Reconstructive comb spectroscopy: A single-pixel detection paradigm beyond dual-comb limitations

Abstract

Frequency comb spectroscopy has revolutionized broadband molecular fingerprinting with mode-defined resolution. While dual-comb spectroscopy stands as a dominant paradigm for high-resolution measurements, it relies on mutually coherent dual combs, and its applicability to non-cooperative sensing is limited by the requirement for phase-sensitive detection and controlled optical returns. Here, we introduce reconstructive comb spectroscopy, a fundamentally different paradigm that eliminates these constraints.
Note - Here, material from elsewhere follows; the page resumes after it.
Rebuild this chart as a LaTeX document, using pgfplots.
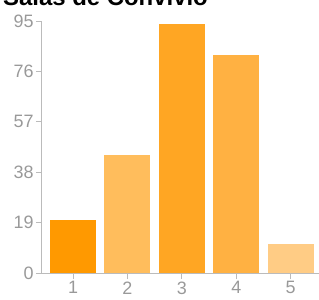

By integrating a mode-programmable optical comb with a computational sensing scheme based on single-pixel detection, our method achieves picometer-level spectral resolution over a 10-nm (1.27-THz) instantaneous bandwidth, with single-photon sensitivity down to 10-4 photons per pulse, and compressed spectral acquisition at 2.5% sampling while maintaining reconstruction errors below 10%. We demonstrate robust performance through scattering media and from non-cooperative targets. These capabilities establish reconstructive comb spectroscopy as a new platform for gas sensing, with broad applicability in remote atmospheric monitoring, industrial leak detection, and standoff chemical-threat identification.